Regular, moderate coffee consumption may reduce the risk of heart failure, according to new research from the American Heart Association.

Study of the DayYuri Arcurs/Shutterstock

PROBLEM: Though many studies have explored the relationship between drinking coffee and the risk of heart failure, their findings and conclusions have been inconsistent.

METHODOLOGY: Scientists led by Harvard School of Public Health's Elizabeth Mostofsky reviewed research from 2001 to 2011 that assessed the connection between habitual coffee consumption and the incidence of heart failure. A total of 6,522 heart failure events and 140,220 participants were included in the meta-analysis.

RESULTS: Habitual, moderate coffee consumption, or drinking about two typical eight-ounce American servings a day, was inversely associated with risk of heart failure. Excessive intake, or drinking five to six commercial servings, appears to have no heart-related benefit and may even be dangerous. There was also no evidence that the link between caffeine and cardiovascular health varied by gender, heart-attack history or diabetes status.

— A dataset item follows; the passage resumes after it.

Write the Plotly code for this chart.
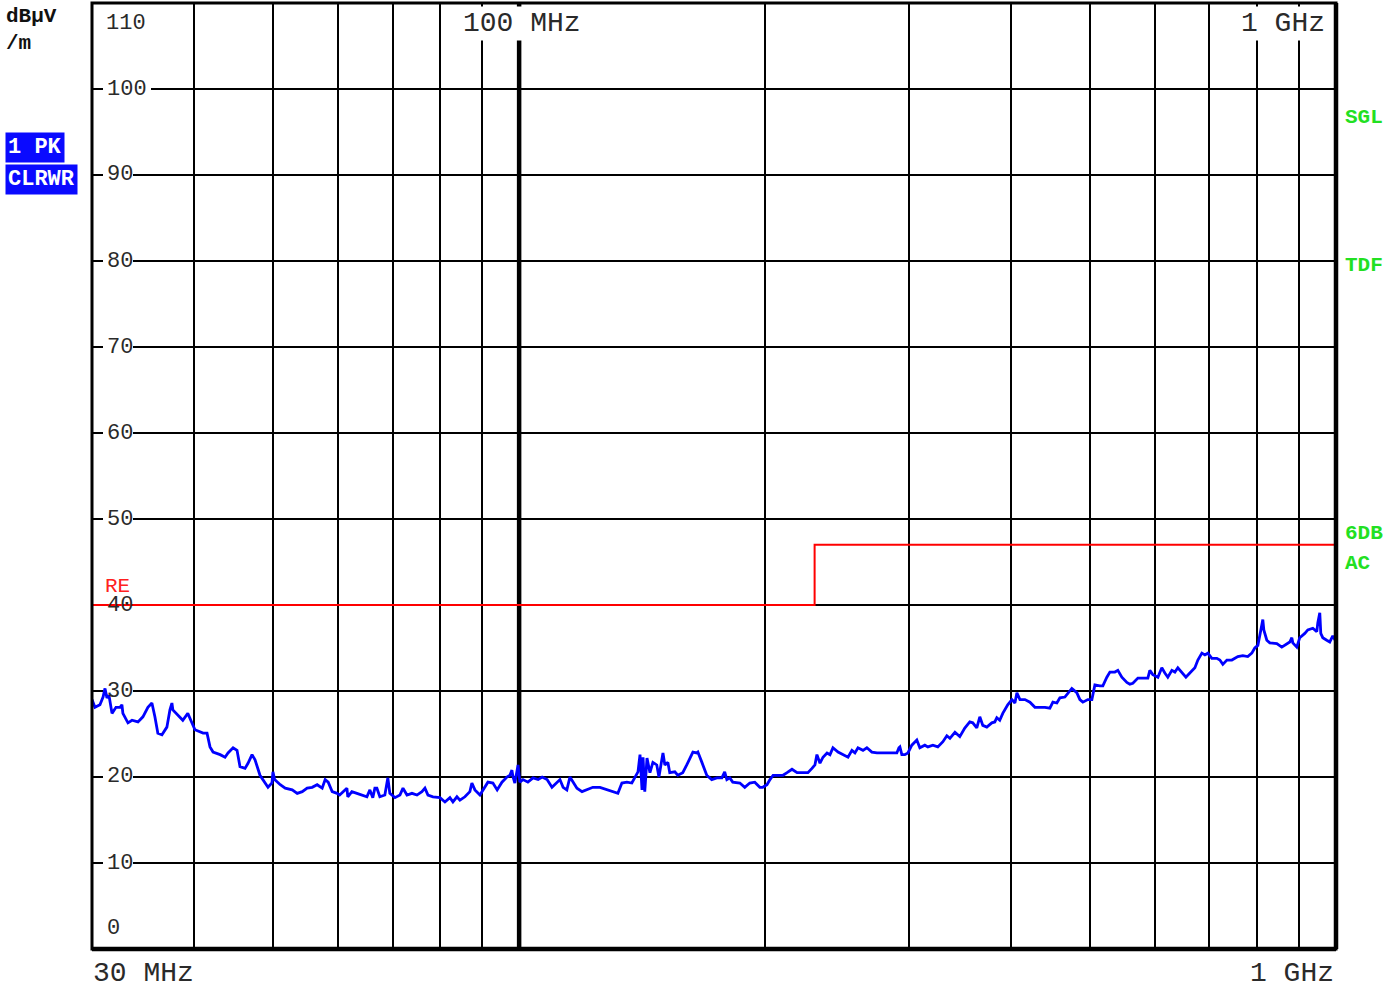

CONCLUSION: One or two cups of coffee a day may help protect against heart failure, but over-indulging may lead to serious heart problems. Co-author and epidemiologist Murray Mittleman says in a statement: "As with so many things, moderation appears to be the key here, too."

IMPLICATION: Since a little coffee doesn't appear to harm the heart, current guidelines that warn heart patients against drinking coffee altogether may need to be revised.